Personally, Ullrich said he felt much better than during the first stage on Saturday. At first, on Saturday, Ullrich had denied that his crash one day prior to the Tour start had had any influence on his performance. In retrospect, however, and after talking with team doctor Lothar Heinrich, Ullrich thinks he may still have been in a mild state of shock on Saturday.

“I was wide awake right after the crash but on Saturday and Sunday I felt very tired all day,” he said. According to Heinrich, T-Mobile’s physician for ten years, there is no other explanation for Ullrich’s performance in Saturday’s prologue.

“According to the tests we conducted, Jan is in a great shape,” he said. “In theory he should be as strong or maybe even stronger than Armstrong.” Ullrich said he’s ready to fight it out as the Tour moves steadily toward the mountains next week.

“I’m 100 percent back in the game,” he said.

Of course the training mishap may have cost Ullrich the Tour victory anyway, because with a deficit of now more than one and a half minutes it will be very hard to challenge the Texan.

Meanwhile, Alexandre Vinokourov remains the strongest man in the team in seventh place overall, with a 15 second advantage over Ullrich who currently ranks 14th. The question of who will be the front man of T-Mobile remains unsettled. And according to Kummer it will remain unsettled for the next few days.

“We’re focusing on getting safely through the next two days,” Kummer said. “Then we will sit down and discuss strategy.” Some controversy arose in the T-Mobile squad on Tuesday, because Tobias Steinhauser was dropped at the 48km mark of the time trial. Steinhauser’s nomination to the T-mobile’s Tour squad had been questioned, with critics claiming he was only named to the roster because he is a close friend of Ullrich’s and because Ullrich is dating Steinhauser’s sister Sara.

In Blois, Ullrich was quick to defend Steinhauser’s performance in the team time trial.

“It was his role to ride right in front of me for 40 to 50 kilometers,” Ullrich said. “That is the hardest spot on the team and he did his job well.” The highest ranked German in the overall after Tuesday’s stage meanwhile, is not a T-Mobile rider, but Jens Voigt of CSC who is now sits in third place overall. In last year’s Tour, as in previous years, Voigt was one of the most combative riders in the peloton, participating in – often instigating – escapes on an almost-daily basis. Indeed, Voigt spent nearly half of the 2004 Tour riding in front of the peloton.

This year, however Voigt will have to control his combative nature.

“We are here to win the race with Ivan (Basso),” Voigt said.

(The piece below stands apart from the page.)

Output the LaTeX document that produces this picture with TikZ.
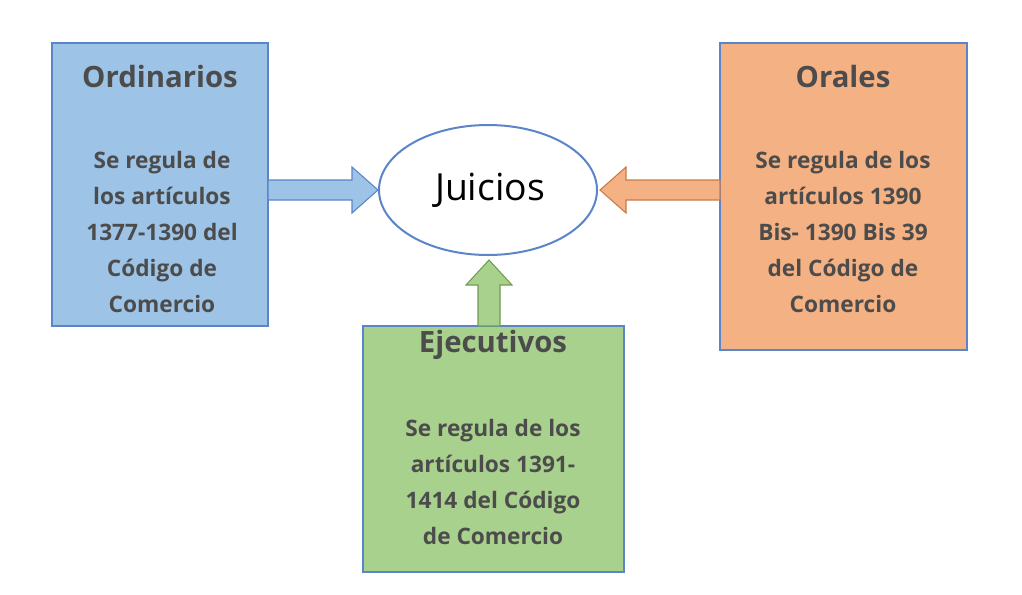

“My ambitions don’t matter. And I have had my success this year,” Voigt said, referring to his early season performances at the Criterium International and at Liege-Bastogne-Liege. “It’s my turn to give back.” Loosing the yellow jersey on Tuesday, according to Voigt, was not a huge disappointment for CSC. However the way it was lost, with a crash only seconds from the finish, he said, was “very bitter.”

It seems like Lance Armstrong has cast a spell on this race – incapacitating Ullrich a day before the race and letting young Zabriskie go down with the finish line in sight. Indeed, it is almost uncanny, how bad luck strikes those who dare challenge Armstrong – starting with Alex Zülle on the Passage du Gois in 1999, continuing with Ullrich’s crash in the 2003 time trial or Iban Mayo’s crash in Belgium last year.

For now, Armstrong does not need to curse anyone else. Only three days into the race there is nobody left within serious reach of the man from Plano.